§ EXERCISE DETAILS: Look through the lines below and extract any with the word "this".

##### INPUT DATA #####

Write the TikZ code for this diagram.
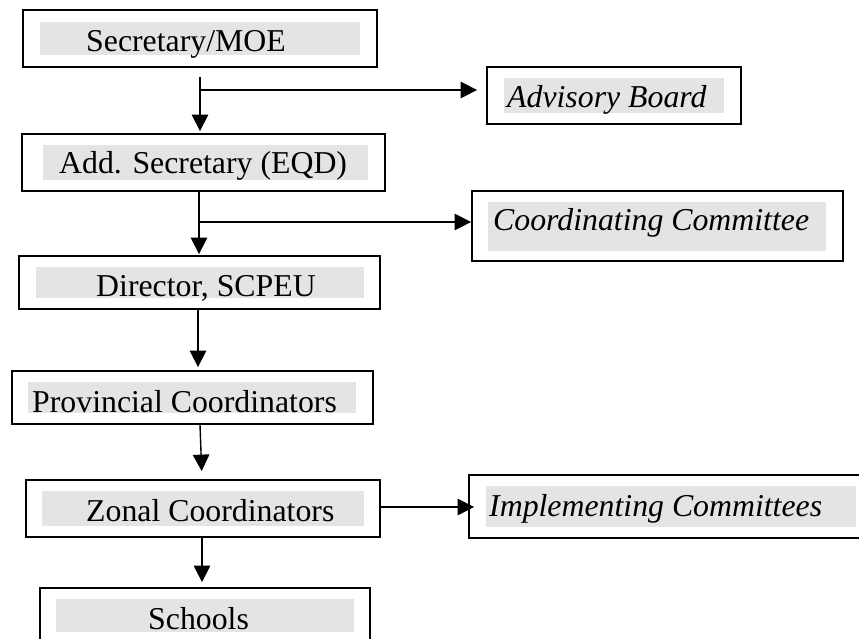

#####
##### INPUT DATA #####

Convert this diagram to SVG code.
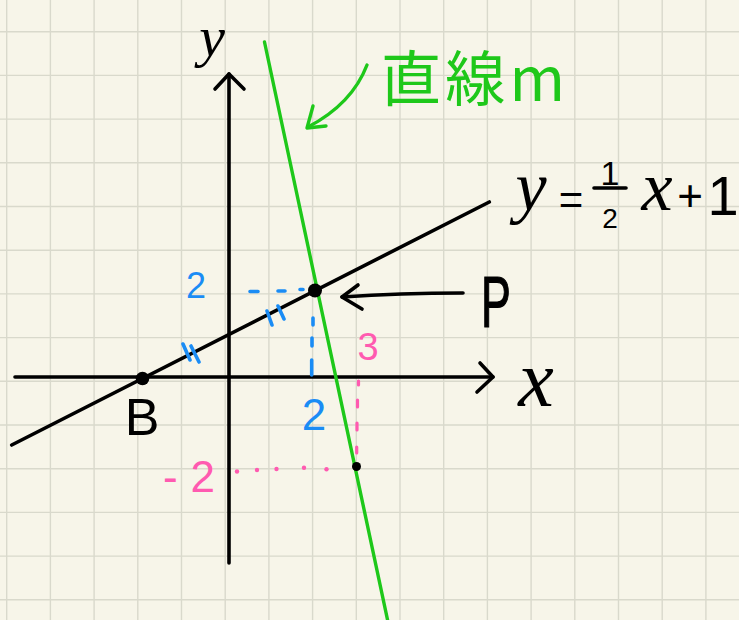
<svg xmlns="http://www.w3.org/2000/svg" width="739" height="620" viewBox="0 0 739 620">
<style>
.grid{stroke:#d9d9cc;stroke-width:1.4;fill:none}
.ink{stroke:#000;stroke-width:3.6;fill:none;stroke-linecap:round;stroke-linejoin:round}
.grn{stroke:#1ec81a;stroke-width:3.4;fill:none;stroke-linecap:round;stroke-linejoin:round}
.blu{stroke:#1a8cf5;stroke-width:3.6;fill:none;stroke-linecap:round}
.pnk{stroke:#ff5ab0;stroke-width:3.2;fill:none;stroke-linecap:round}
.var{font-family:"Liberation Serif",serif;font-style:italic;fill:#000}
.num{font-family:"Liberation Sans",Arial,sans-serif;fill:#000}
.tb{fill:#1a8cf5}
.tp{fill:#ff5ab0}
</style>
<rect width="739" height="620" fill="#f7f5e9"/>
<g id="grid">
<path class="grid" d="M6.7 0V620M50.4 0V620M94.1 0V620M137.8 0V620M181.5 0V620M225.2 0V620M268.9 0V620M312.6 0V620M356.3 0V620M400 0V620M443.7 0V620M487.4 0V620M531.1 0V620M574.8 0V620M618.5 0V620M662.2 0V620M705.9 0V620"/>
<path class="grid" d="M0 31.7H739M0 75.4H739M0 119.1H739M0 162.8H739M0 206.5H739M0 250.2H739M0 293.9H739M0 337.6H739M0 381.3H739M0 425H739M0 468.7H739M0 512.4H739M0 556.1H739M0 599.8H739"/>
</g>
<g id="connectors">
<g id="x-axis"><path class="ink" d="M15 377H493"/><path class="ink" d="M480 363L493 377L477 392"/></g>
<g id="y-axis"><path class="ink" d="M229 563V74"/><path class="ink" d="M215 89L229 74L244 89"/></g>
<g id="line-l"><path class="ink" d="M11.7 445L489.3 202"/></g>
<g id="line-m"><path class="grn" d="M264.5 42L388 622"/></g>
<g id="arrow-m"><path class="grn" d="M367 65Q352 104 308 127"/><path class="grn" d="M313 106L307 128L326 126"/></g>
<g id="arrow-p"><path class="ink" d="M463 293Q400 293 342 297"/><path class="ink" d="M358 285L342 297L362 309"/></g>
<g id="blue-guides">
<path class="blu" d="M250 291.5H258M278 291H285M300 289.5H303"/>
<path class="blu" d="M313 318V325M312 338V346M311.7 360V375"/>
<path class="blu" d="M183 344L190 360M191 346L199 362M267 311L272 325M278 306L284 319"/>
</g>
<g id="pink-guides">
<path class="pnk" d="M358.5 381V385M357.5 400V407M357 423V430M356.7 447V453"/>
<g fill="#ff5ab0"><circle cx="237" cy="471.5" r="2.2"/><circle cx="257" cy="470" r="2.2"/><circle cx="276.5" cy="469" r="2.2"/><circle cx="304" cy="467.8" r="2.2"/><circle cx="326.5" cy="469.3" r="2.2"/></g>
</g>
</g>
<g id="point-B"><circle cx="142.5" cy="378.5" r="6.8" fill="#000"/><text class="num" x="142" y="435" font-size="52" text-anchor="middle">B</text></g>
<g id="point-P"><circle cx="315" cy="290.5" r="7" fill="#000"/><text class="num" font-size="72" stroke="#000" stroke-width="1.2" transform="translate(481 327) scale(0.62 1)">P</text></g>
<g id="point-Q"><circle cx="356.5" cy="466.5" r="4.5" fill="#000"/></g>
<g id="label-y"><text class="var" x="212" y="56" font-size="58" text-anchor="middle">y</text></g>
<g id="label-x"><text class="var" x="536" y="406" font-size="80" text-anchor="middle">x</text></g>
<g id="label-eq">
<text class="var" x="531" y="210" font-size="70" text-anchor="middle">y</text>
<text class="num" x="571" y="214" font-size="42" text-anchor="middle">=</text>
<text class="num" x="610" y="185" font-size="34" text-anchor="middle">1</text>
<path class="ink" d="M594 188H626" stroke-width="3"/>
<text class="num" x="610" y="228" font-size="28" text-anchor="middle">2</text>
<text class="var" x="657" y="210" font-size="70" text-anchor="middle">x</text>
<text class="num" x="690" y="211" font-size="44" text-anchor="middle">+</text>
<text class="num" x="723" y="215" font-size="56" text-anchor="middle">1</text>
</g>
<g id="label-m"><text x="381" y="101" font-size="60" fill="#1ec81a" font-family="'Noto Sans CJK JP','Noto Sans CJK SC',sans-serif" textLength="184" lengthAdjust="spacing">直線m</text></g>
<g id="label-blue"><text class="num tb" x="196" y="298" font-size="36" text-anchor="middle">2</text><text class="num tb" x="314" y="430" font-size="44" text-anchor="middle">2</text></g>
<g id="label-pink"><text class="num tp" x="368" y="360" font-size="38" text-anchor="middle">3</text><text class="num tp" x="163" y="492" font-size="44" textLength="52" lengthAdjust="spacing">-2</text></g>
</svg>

#####
##### INPUT DATA #####

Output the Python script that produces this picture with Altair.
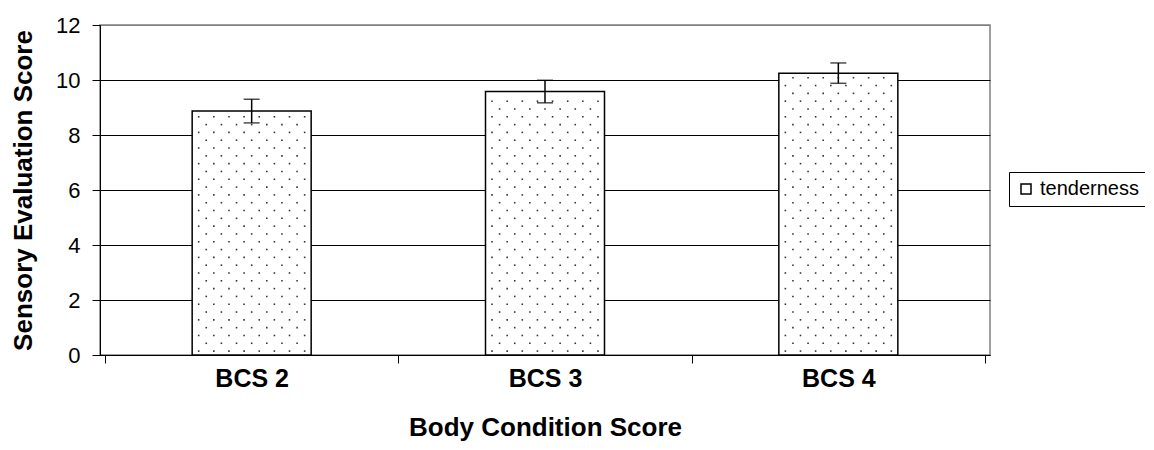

#####

§ COMPLETE OUTPUT:
Write the TikZ code for this diagram.
Convert this diagram to SVG code.
Output the Python script that produces this picture with Altair.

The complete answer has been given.